NAIROBI, Kenya, Oct 19 – Kenya’s mortgage cost is six times higher than paying rent compared to South Africa where the ratio is one to one, making it one of the factors contributing to Kenya’s low homeownership rates.
To address the high mortgage interest rates, Housing Principal Secretary Hinga Maina said Kenya Mortgage Re-financing fund will raise Sh6 billion a month translating Sh55 billion a year, unlocking the supply side as the government aims to create 500,000 affordable homes in 5 years.
“The fund will give the guaranteed offtake. If you build the houses in accordance with the development framework, we will buy the houses on behalf of Kenyans, then we will settle Kenyans. If you are in social housing we will give you a house at 3 percent interest for at least 25 years,” Maina said.

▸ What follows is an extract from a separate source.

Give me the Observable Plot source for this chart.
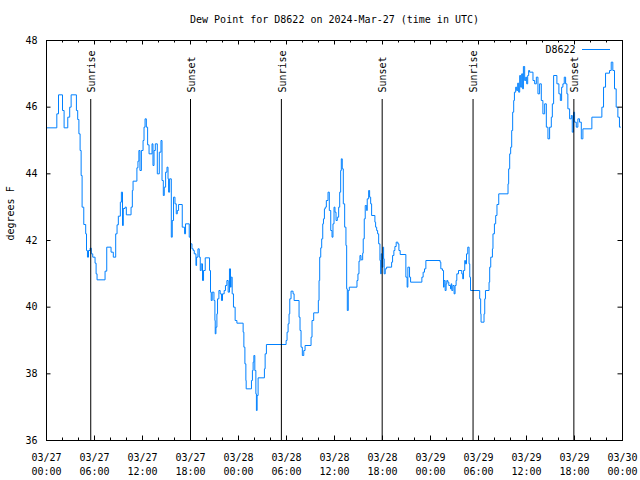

Speaking at the Urban Development Program organised by the World Bank, Hinga says the government aims to address the cost of land by setting up land banks within counties.
“We need to crowd in investment by ensuring we are producing enough housing for most Kenyans. This will require sacrifice from everybody. This will attract more investors into the sector,” Hinga said.
His sentiments come at a time when Cabinet has approved a raft of affordable housing guidelines addressing aspects of financing, costing and design of the houses.
The guidelines are aimed at ensuring quality and affordability of the half a million houses planned over five years as well as establishing a level playing field for both public and private sector investors.